Yeah. I just had a meeting with (Sony Pictures Animation). They’re working on revitalizing their animation department after the success of (“Spider-Man: Into the Spider-Verse”). … They have a ton of new animation films coming out, so I’m in talks with creating different things with them.
How did that partnership come about?
It’s all social media. … I think I get probably about 10 people asking me to do things for them, album covers, podcast artwork or just general commissions a week.
What do you think about the status of the Sacramento art community?
People will say that the city is growing and it’s expanding — it’s still very cliquey. … For a long time, I was trying to fit in and get into the circles of the popular people. I never felt like I was a part of the community, and I still kind of don’t. … (The Sacramento market) hasn’t really responded that well to me. I still feel like you hear about the same three artists, this guy, this guy and this guy — they get the same murals, the same work everywhere. … (The Sacramento market) is growing. It’s a great market — I did start here; I’m not crapping on anything or anyone here, I was just never a fan of cliques.

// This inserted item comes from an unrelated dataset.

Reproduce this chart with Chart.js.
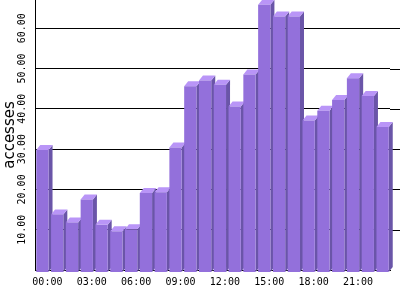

You’ve compared selling your artwork to selling clothing in terms of accessibility. Can you tell me about your approach?
Once you start to gain that attention, you want to start raising your prices, but I still like to be able to sell work to people who cannot afford something that they really love. … I don’t want to sell $500 prints to kids. … But also you don’t want to devalue your work. … I know my prices could be a lot more than what they are. I’m still trying to figure it out. … I like making and selling stickers as well. It would be awesome to be a kid and see some art and be able to afford it.